Tuesday, August 15

 


To arbiters of ecclesiastical tastes, whether Gothic or classicist, the Bavarian rococco may seem just a little too much. I was once told by a young lady (herself feminine and sensible, no tomboy at all), that it was too girly, too bouncy pink-and-white, to really work for her. Other women have said just as much to me when it comes to the more flowery, embroidery-sampler bits of popular piety, the pastel-hued version of Rome's agressive crimson and gold. Sometimes it can make a fellow cringe, for sure, and desire stronger and more ferociously Byzantine Christs. I myself prefer the more sober muscularities of the Roman baroque, expressive the majestic, strong, perhaps even fearsome femininity of Mother Church rather than her more youthful, maidenly aspect.

But Mother Church, and Mother Mary, have their ebullient girlish side, too, for sure, and these explosions of splendid gilding and sentimental cherubs are not without their glories, either, reminding us of the explosions of pure joy deep in the Christian heart. The rococo speaks to that that delirious, giddy, even slightly silly bit of Ecclesia that, when reunited with her heavenly lover on Easter even, declaims the out-of-control extravagances of the Exsultet with its happy faults and rejoicing bees. (It helps that Mass is said in such places, no doubt, by burly, stubborn, and brawny German clerics intoning the Ordinary with stentorian bull's voices, to balance the equation properly between male and female.)

Can we imagine a young Virgin laughing? Perhaps we ought.

We see Mary in her old age at the Assumption, laid out on her deathbed with the heaven-sent palm and the apostles all around her, but we also see her as she was at the Annunciation, a girl, quiet and sober, yes, but still a little slip of a creature who was by today's standards more a kid than a teen--and in spite of that, was ready to take on the burden of the Godbearer with the assurance of Divine Will. Today she is the old woman reunited with her son, and today she is also the sweet young princess poised on the edge of the eve of her Coronation, pure youth, pure femininity, preparing to make that shift to become the reigning queen, and queen mother at that, embued with heavenly glory, the queen standing at the right hand, arrayed in Gold, as the Psalmist says, the presence of whose beauty is desired by the King, her spouse the Holy Ghost.
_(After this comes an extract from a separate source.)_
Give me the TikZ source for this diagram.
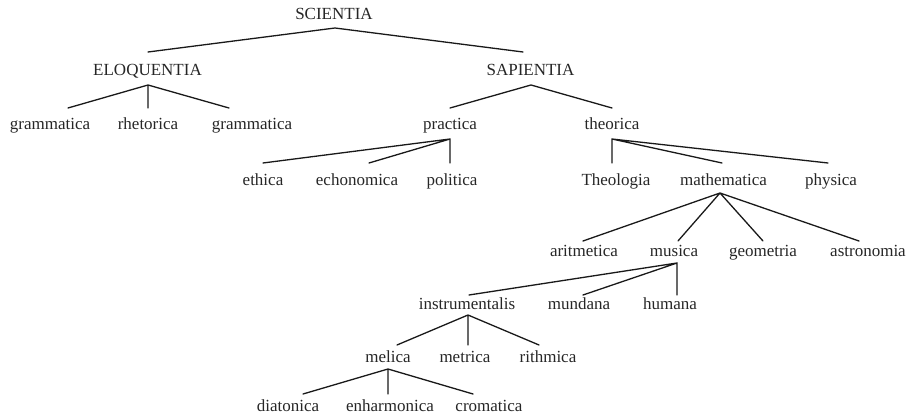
\documentclass[tikz,border=0pt]{standalone}
\usepackage{fontspec}
\setmainfont{Liberation Serif}
\begin{document}
\begin{tikzpicture}[x=1pt,y=-1pt,
  lbl/.style={inner sep=0pt, anchor=base, font=\fontsize{17}{20}\selectfont, text=black!85},
  branch/.style={line width=1.3pt, line cap=round, black!90}]
\useasboundingbox (0,0) rectangle (911,414);
% ---- nodes ----
\node[lbl] (SCI) at (334,20) {SCIENTIA};
\node[lbl] (ELO) at (147.5,76) {ELOQUENTIA};
\node[lbl] (SAP) at (530.5,76) {SAPIENTIA};
\node[lbl] (gr1) at (50,130) {grammatica};
\node[lbl] (rh)  at (148,130) {rhetorica};
\node[lbl] (gr2) at (252,130) {grammatica};
\node[lbl] (pra) at (450,130) {practica};
\node[lbl] (the) at (612,130) {theorica};
\node[lbl] (eth) at (263,186) {ethica};
\node[lbl] (ech) at (357,186) {echonomica};
\node[lbl] (pol) at (452,186) {politica};
\node[lbl] (theo) at (616,186) {Theologia};
\node[lbl] (mat) at (723.5,186) {mathematica};
\node[lbl] (phy) at (831,186) {physica};
\node[lbl] (ari) at (584,257) {aritmetica};
\node[lbl] (mus) at (674,257) {musica};
\node[lbl] (geo) at (763,257) {geometria};
\node[lbl] (ast) at (868,257) {astronomia};
\node[lbl] (ins) at (467,310) {instrumentalis};
\node[lbl] (mun) at (579,310) {mundana};
\node[lbl] (hum) at (670,310) {humana};
\node[lbl] (mel) at (388,362) {melica};
\node[lbl] (met) at (465,362) {metrica};
\node[lbl] (rit) at (548,362) {rithmica};
\node[lbl] (dia) at (288,411) {diatonica};
\node[lbl] (enh) at (390,411) {enharmonica};
\node[lbl] (cro) at (489,411) {cromatica};
% ---- connector points (apex under parent, end above child) ----
\coordinate (SCI-s) at (335,28);
\coordinate (ELO-n) at (148,52);
\coordinate (SAP-n) at (523,52);
\coordinate (ELO-s) at (148,85);
\coordinate (gr1-n) at (68,108);
\coordinate (rh-n)  at (148,108);
\coordinate (gr2-n) at (229,108);
\coordinate (SAP-s) at (531,85);
\coordinate (pra-n) at (450,108);
\coordinate (the-n) at (612,108);
\coordinate (pra-s) at (450,139);
\coordinate (eth-n) at (263,163);
\coordinate (ech-n) at (369,163);
\coordinate (pol-n) at (450,163);
\coordinate (the-s) at (612,139);
\coordinate (theo-n) at (612,163);
\coordinate (mat-n) at (722,163);
\coordinate (phy-n) at (828,163);
\coordinate (mat-s) at (720,193);
\coordinate (ari-n) at (583,241);
\coordinate (mus-n) at (678,241);
\coordinate (geo-n) at (763,241);
\coordinate (ast-n) at (859,241);
\coordinate (mus-s) at (677,263);
\coordinate (ins-n) at (469,295);
\coordinate (mun-n) at (583,295);
\coordinate (hum-n) at (677,295);
\coordinate (ins-s) at (468,315);
\coordinate (mel-n) at (397,345);
\coordinate (met-n) at (468,345);
\coordinate (rit-n) at (539,345);
\coordinate (mel-s) at (388,369);
\coordinate (dia-n) at (303,394);
\coordinate (enh-n) at (388,394);
\coordinate (cro-n) at (473,394);
% ---- connectors ----
\draw[branch] (ELO-n) -- (SCI-s) -- (SAP-n);
\draw[branch] (gr1-n) -- (ELO-s) -- (gr2-n) (ELO-s) -- (rh-n);
\draw[branch] (pra-n) -- (SAP-s) -- (the-n);
\draw[branch] (eth-n) -- (pra-s) -- (pol-n) (pra-s) -- (ech-n);
\draw[branch] (theo-n) -- (the-s) -- (phy-n) (the-s) -- (mat-n);
\draw[branch] (ari-n) -- (mat-s) -- (ast-n) (mat-s) -- (mus-n) (mat-s) -- (geo-n);
\draw[branch] (ins-n) -- (mus-s) -- (hum-n) (mus-s) -- (mun-n);
\draw[branch] (mel-n) -- (ins-s) -- (rit-n) (ins-s) -- (met-n);
\draw[branch] (dia-n) -- (mel-s) -- (cro-n) (mel-s) -- (enh-n);
\end{tikzpicture}
\end{document}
And yes, in the altarpiece we see above, by Egid Quirin Asam, it does all look a bit theatrical, a bit operatic, a bit louche to twenty-first-century eyes--but God is indeed the greatest showman, the greatest maker of spectacle and theater, who plunged into the action of the play after the characters he created had made an awful mess of things, as Chesterton once wrote, and who reminded us of the showy glory of the body in such festive and seemingly superfluous flurries of glory as the Ascension and the Assumption--superfluous until you recall of the Resurrection of the Dead, the life of the world to come, and the encounter with pure beauty that will accompany it. There ought to be no shame, no theatricality to this divine theater of signs. This extravagance is perhaps not for everybody and all times, but worth our consideration all the same.

So rococo is a bit on the girly side, and a bit theatrical. But it's yet another of the many architectural windows into the interior mind of the Church--at once heavy and masculine as Christ in the tomb, in the Romanesque, as youthful and beautiful as the young apollonian Christ of the Catacombs, as maidenly and mild as the annunciate Mary, or as formidable and grandiose as the woman clothed with the sun. She is all those things, as universal and yet distinctive as each and every of the unique saints that are her children.